World Cup 2018: Why Systems Will Always Prevail Over Superstars

Brazil v Belgium: Quarter Final - 2018 FIFA World Cup Russia
Belgium's victory over Brazil was the perfect example of adaptive football
"I'm not looking for the best players, Craig, I'm lookin' for the right ones."

That was how Herb Brooks' reign as the coach of the US Hockey team began, and it ended with the greatest upset in modern sporting history with the United States winning the Olympic gold over the USSR.

Whether that was an actual quote said by the man himself, or a sassy line added by a writer for the movie based on him - aptly named 'Miracle', is not what we are here to discuss. What we are here to talk about is, in fact, the accuracy of the words.

As the World Cup has boiled down to its final four, we have in our hands something we haven't witnessed - Neither Germany, Argentina nor Brazil in the semis.

Instead, we are left with one golden generation, one last chance for another golden generation, what was considered their worst ever World Cup squad after their golden generation squandered all their potential and another on the throes between a has-been and a soon-to-be-golden generation.

None of these teams - Belgium, Croatia, England and France - depend on one single player. All of them contain in their ranks superstars, but none of them are exploited for that purpose. In short, the semi-finalists this year are an example of why football is, first and foremost, a team sport.

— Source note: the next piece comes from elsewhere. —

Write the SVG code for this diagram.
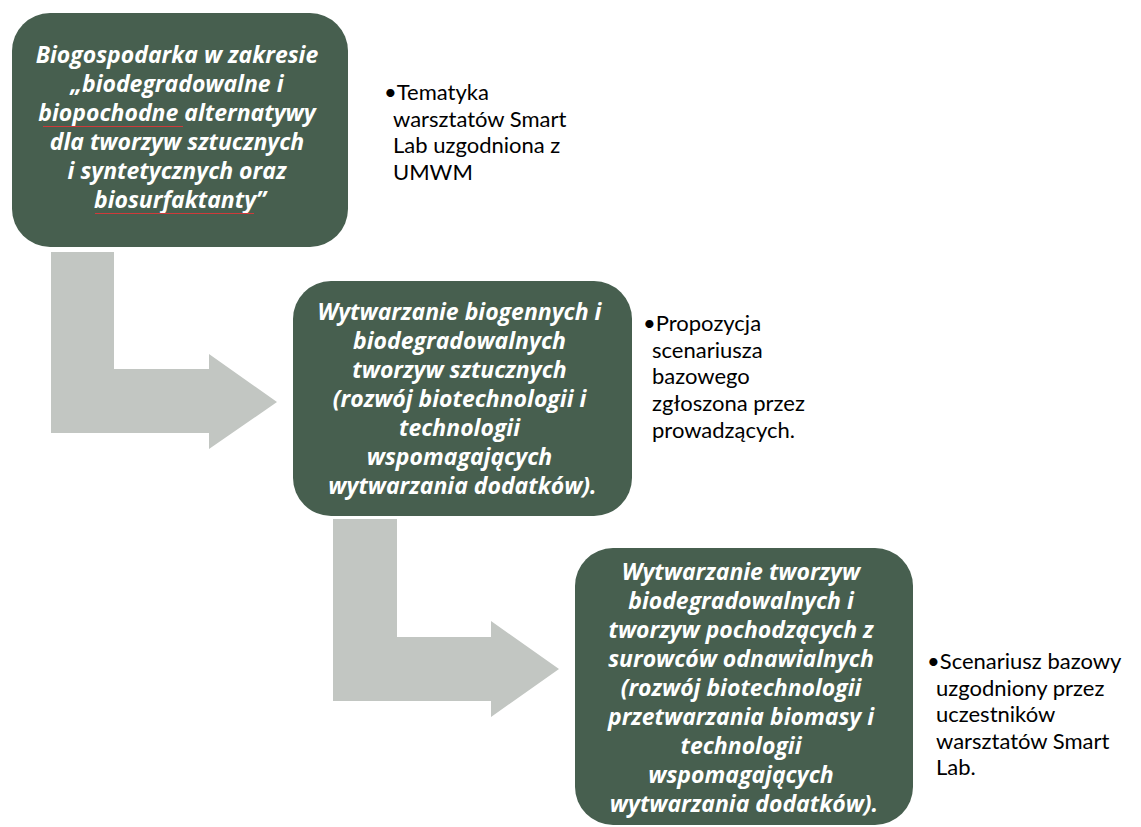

This is the reason why Argentina and Portugal did not make it here. They were too distracted from their stars to cohere into a fully functioning unit. It was the same reason why even Brazil and Germany faltered on their journey.

Germany

Germany v France - Semi Final: UEFA Euro 2016
After an immediate bounce-back in the second game, the German train lost steam in the third

After a surprising opener in which Joachim Loew dropped Marco Reus for Julian Draxler, and the Germans were taken apart by the pace of the Mexicans, he did everything right in the second game. He dropped the 'undroppable' Mesut Ozil, included Reus, and dropped Sami Khedira in favour of Sebastian Rudy as the defensive midfielder.

It worked out in the end for them. Yes, it took a last-gasp winner from Toni Kroos to win the match, but things looked better for the team in terms of the overall performance. An untimely injury to Rudy forced him out of the third game, and we know how that ended.

That is not to say that Rudy's absence was the sole reason for Germany's dumping out of the tournament. But the system under which Germany thrived crumbled because of the lack of necessary pieces.

That is how systems work. That is why systems work. Everything is a vital cog, but from the outside, everything looks interchangeable.

Belgium

Belgium v Japan: Round of 16 - 2018 FIFA World Cup Russia
It is impossible to ignore Roberto Martinez's tactics that facilitated the win over Brazil

Disclaimer: I am not a big fan of Roberto Martinez over his refusal to call up Radja Nainggolan to the squad and his time at Everton. But I grudgingly admit that Martinez managed to pull one over Brazil's Tite, nicknamed "the Professor'.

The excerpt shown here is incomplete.